The case last cited is identical in principle with the one at bar, although there the question arose in regard to the filing of an appeal bond, but the power of the court to extend the time within which an appeal bond may be filed is neither greater nor less than its power to extend the time within which a bill of exceptions may be filed.

Appellants rely principally upon the case of Plotke v. Chicago Title and Trust Co. 175 Ill. 234. That case was, in Hill v. City of Chicago, supra, distinguished from the case then under consideration, and the same distinction obtains here. It follows that the order of the circuit court made on August 13, 1904, was void.

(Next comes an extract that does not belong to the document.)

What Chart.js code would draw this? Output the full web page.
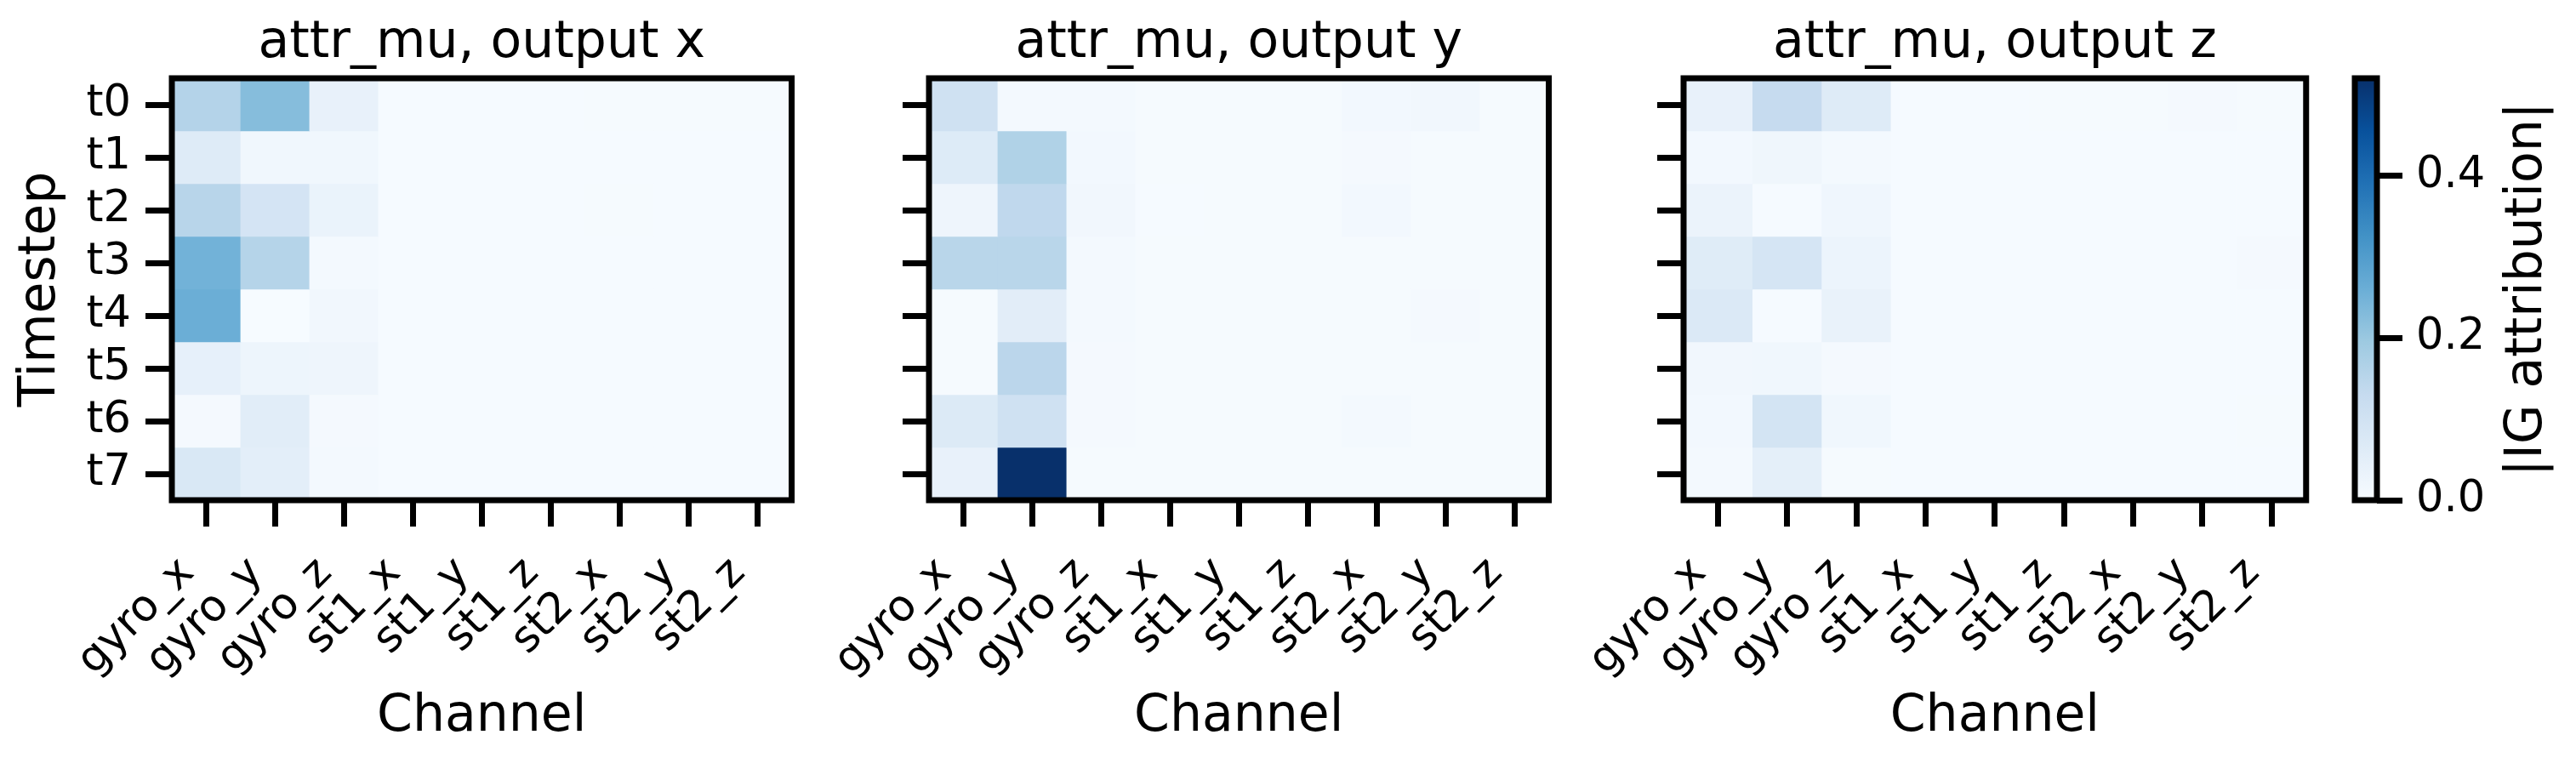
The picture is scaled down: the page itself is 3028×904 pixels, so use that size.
<!DOCTYPE html>
<html>
<head>
<meta charset="utf-8">
<script src="https://cdn.jsdelivr.net/npm/chart.js@4.4.1/dist/chart.umd.min.js"></script>
<style>
html, body { margin: 0; padding: 0; background: #fff; }
#figure { position: relative; width: 3028px; height: 904px; overflow: hidden; }
#figure canvas { position: absolute; top: 0; }
</style>
</head>
<body>
<div id="figure">
	<canvas id="panelX" width="960" height="904" style="left:0px"></canvas>
	<canvas id="panelY" width="890" height="904" style="left:960px"></canvas>
	<canvas id="panelZ" width="890" height="904" style="left:1850px"></canvas>
	<canvas id="colorbar" width="288" height="904" style="left:2740px"></canvas>
</div>
<script>
const channels = ["gyro_x", "gyro_y", "gyro_z", "st1_x", "st1_y", "st1_z", "st2_x", "st2_y", "st2_z"];
const timesteps = ["t0", "t1", "t2", "t3", "t4", "t5", "t6", "t7"];

// |IG attribution| per timestep (rows) and channel (columns)
const attrOutputX = [
	[0.160, 0.226, 0.039, 0.004, 0.004, 0.004, 0.006, 0.005, 0.005],
	[0.065, 0.018, 0.018, 0.004, 0.004, 0.004, 0.004, 0.004, 0.004],
	[0.153, 0.092, 0.034, 0.004, 0.004, 0.004, 0.006, 0.004, 0.004],
	[0.251, 0.158, 0.010, 0.004, 0.004, 0.004, 0.004, 0.004, 0.004],
	[0.260, 0.002, 0.015, 0.004, 0.004, 0.004, 0.004, 0.004, 0.004],
	[0.044, 0.026, 0.023, 0.004, 0.004, 0.004, 0.004, 0.004, 0.004],
	[0.008, 0.057, 0.008, 0.004, 0.004, 0.004, 0.004, 0.004, 0.004],
	[0.078, 0.052, 0.010, 0.004, 0.004, 0.004, 0.004, 0.004, 0.004]
];
const attrOutputY = [
	[0.106, 0.010, 0.010, 0.005, 0.005, 0.005, 0.012, 0.016, 0.006],
	[0.067, 0.166, 0.012, 0.006, 0.005, 0.005, 0.008, 0.006, 0.006],
	[0.023, 0.140, 0.015, 0.004, 0.005, 0.006, 0.012, 0.006, 0.005],
	[0.151, 0.151, 0.010, 0.005, 0.005, 0.005, 0.006, 0.006, 0.005],
	[0.005, 0.055, 0.010, 0.006, 0.005, 0.005, 0.006, 0.007, 0.005],
	[0.005, 0.148, 0.008, 0.005, 0.005, 0.005, 0.006, 0.006, 0.005],
	[0.070, 0.106, 0.008, 0.005, 0.005, 0.005, 0.010, 0.006, 0.005],
	[0.040, 0.520, 0.006, 0.005, 0.005, 0.005, 0.006, 0.006, 0.005]
];
const attrOutputZ = [
	[0.040, 0.130, 0.065, 0.004, 0.004, 0.005, 0.006, 0.007, 0.005],
	[0.012, 0.022, 0.010, 0.004, 0.004, 0.004, 0.004, 0.004, 0.004],
	[0.032, 0.004, 0.020, 0.004, 0.004, 0.004, 0.004, 0.004, 0.004],
	[0.062, 0.090, 0.028, 0.004, 0.004, 0.004, 0.004, 0.004, 0.007],
	[0.072, 0.004, 0.037, 0.004, 0.004, 0.004, 0.004, 0.004, 0.004],
	[0.016, 0.018, 0.008, 0.004, 0.004, 0.004, 0.004, 0.004, 0.004],
	[0.012, 0.094, 0.018, 0.004, 0.004, 0.004, 0.004, 0.004, 0.005],
	[0.010, 0.050, 0.006, 0.004, 0.004, 0.004, 0.004, 0.004, 0.004]
];
const panelTitles = ["attr_mu, output x", "attr_mu, output y", "attr_mu, output z"];
const colorbarTicks = [0.0, 0.2, 0.4];

// matplotlib "Blues"
const bluesStops = ["#f7fbff", "#deebf7", "#c6dbef", "#9ecae1", "#6baed6", "#4292c6", "#2171b5", "#08519c", "#08306b"];

const vmax = Math.max(...[attrOutputX, attrOutputY, attrOutputZ].flat(2));

function hexToRgb(hex) {
	const n = parseInt(hex.slice(1), 16);
	return [(n >> 16) & 255, (n >> 8) & 255, n & 255];
}

function blues(t) {
	const clamped = Math.min(Math.max(t, 0), 1);
	const pos = clamped * (bluesStops.length - 1);
	const i = Math.min(Math.floor(pos), bluesStops.length - 2);
	const f = pos - i;
	const a = hexToRgb(bluesStops[i]);
	const b = hexToRgb(bluesStops[i + 1]);
	const c = a.map((v, k) => Math.round(v + (b[k] - v) * f));
	return `rgb(${c[0]}, ${c[1]}, ${c[2]})`;
}

Chart.defaults.font.family = "'DejaVu Sans', sans-serif";
Chart.defaults.color = "#000";

const frame = {
	id: "frame",
	afterDatasetsDraw(chart) {
		const {ctx, chartArea} = chart;
		ctx.save();
		ctx.lineWidth = 7;
		ctx.strokeStyle = "#000";
		ctx.strokeRect(chartArea.left, chartArea.top, chartArea.right - chartArea.left, chartArea.bottom - chartArea.top);
		ctx.restore();
	}
};

const colorbarLabel = {
	id: "colorbarLabel",
	afterDraw(chart) {
		const {ctx, chartArea} = chart;
		ctx.save();
		ctx.translate(chart.width - 57, (chartArea.top + chartArea.bottom) / 2);
		ctx.rotate(-Math.PI / 2);
		ctx.font = "60px 'DejaVu Sans'";
		ctx.fillStyle = "#000";
		ctx.textAlign = "center";
		ctx.textBaseline = "middle";
		ctx.fillText("|IG attribution|", 0, 0);
		ctx.restore();
	}
};

function drawHeatmap(canvasId, title, values, showRowLabels, yAxisWidth, rightPad) {
	const datasets = timesteps.map((step, row) => ({
		label: step,
		data: channels.map(() => 1),
		backgroundColor: values[row].map(v => blues(v / vmax)),
		borderWidth: 0,
		barPercentage: 1,
		categoryPercentage: 1
	}));
	const tickGrid = {
		offset: false,
		drawOnChartArea: false,
		drawTicks: true,
		tickLength: 31,
		tickWidth: 7,
		tickColor: "#000"
	};
	new Chart(document.getElementById(canvasId), {
		type: "bar",
		data: {
			labels: channels,
			datasets: datasets
		},
		options: {
			responsive: false,
			animation: false,
			devicePixelRatio: 1,
			layout: {
				padding: {left: 0, right: rightPad, top: 0, bottom: 0}
			},
			plugins: {
				legend: {display: false},
				tooltip: {enabled: false},
				title: {
					display: true,
					fullSize: false,
					text: title,
					color: "#000",
					font: {size: 60, weight: "normal"},
					padding: {top: 15, bottom: 5}
				}
			},
			scales: {
				x: {
					stacked: true,
					offset: true,
					grid: tickGrid,
					border: {display: false},
					ticks: {
						font: {size: 51},
						minRotation: 45,
						maxRotation: 45,
						autoSkip: false,
						padding: 25,
						labelOffset: -22
					},
					title: {
						display: true,
						text: "Channel",
						font: {size: 60},
						padding: {top: 0, bottom: 25}
					},
					afterFit: scale => { scale.height = 316; }
				},
				y: {
					type: "linear",
					stacked: true,
					reverse: true,
					min: 0,
					max: timesteps.length,
					afterBuildTicks: scale => {
						scale.ticks = timesteps.map((_, i) => ({value: i + 0.5}));
					},
					grid: tickGrid,
					border: {display: false},
					ticks: {
						font: {size: 51},
						padding: 17,
						callback: (value, index) => showRowLabels ? timesteps[index] : ""
					},
					title: {
						display: showRowLabels,
						text: "Timestep",
						font: {size: 60},
						padding: {top: 12, bottom: 0}
					},
					afterFit: scale => { scale.width = yAxisWidth; }
				}
			}
		},
		plugins: [frame]
	});
}

function drawColorbar() {
	const gradientFill = context => {
		const area = context.chart.chartArea;
		if (!area) {
			return blues(0.5);
		}
		const gradient = context.chart.ctx.createLinearGradient(0, area.bottom, 0, area.top);
		bluesStops.forEach((c, i) => gradient.addColorStop(i / (bluesStops.length - 1), c));
		return gradient;
	};
	new Chart(document.getElementById("colorbar"), {
		type: "bar",
		data: {
			labels: [""],
			datasets: [{
				data: [vmax],
				backgroundColor: gradientFill,
				borderWidth: 0,
				barPercentage: 1,
				categoryPercentage: 1
			}]
		},
		options: {
			responsive: false,
			animation: false,
			devicePixelRatio: 1,
			layout: {
				padding: {left: 28, right: 0, top: 92, bottom: 316}
			},
			plugins: {
				legend: {display: false},
				tooltip: {enabled: false},
				title: {display: false}
			},
			scales: {
				x: {display: false},
				y: {
					position: "right",
					min: 0,
					max: vmax,
					afterBuildTicks: scale => {
						scale.ticks = colorbarTicks.map(v => ({value: v}));
					},
					grid: {
						drawOnChartArea: false,
						drawTicks: true,
						tickLength: 30,
						tickWidth: 7,
						tickColor: "#000"
					},
					border: {display: false},
					ticks: {
						font: {size: 51},
						padding: 16,
						callback: value => value.toFixed(1)
					},
					afterFit: scale => { scale.width = 234; }
				}
			}
		},
		plugins: [frame, colorbarLabel]
	});
}

document.addEventListener("DOMContentLoaded", _ => {
	drawHeatmap("panelX", panelTitles[0], attrOutputX, true, 202, 22);
	drawHeatmap("panelY", panelTitles[1], attrOutputY, false, 132, 22);
	drawHeatmap("panelZ", panelTitles[2], attrOutputZ, false, 129, 23);
	drawColorbar();
});
</script>
</body>
</html>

It is also contended by appellants that the Branch Appellate Court had no power to consider this matter, for the reason that no motion was made in the circuit court to strike the bill of exceptions from the record. In support of this position our attention is called to the cases of Wilder v. House, 40 Ill. 92, Underwood v. Hossack, 40 id. 98, Village of Hyde Park v. Dunham, 85 id. 569, and Plotke v. Chicago Title and Trust Co. supra. In each of the first three of these cases it did not appear from the transcript of the record but that the bill of exceptions was presented to the judge to be signed and sealed within the time limited by the court, and in the Plotke case it appeared from the transcript, under the law as stated in that case, that the appeal bond had been filed in due time. In the case at bar it appeared that the bill of exceptions was not presented to the judge of the court for his signature and seal until after the time within which it should, under theolaw, have been presented to him. Under these circumstances a motion to strike the bill of exceptions, or a transcript thereof, from the transcript of the record may be properly made and allowed in the Appellate Court, although no such motion has been made in the court in which the bill of exceptions was originally filed.

The judgment of the Branch Appellate Court will be affiimed. Judgment affirmed.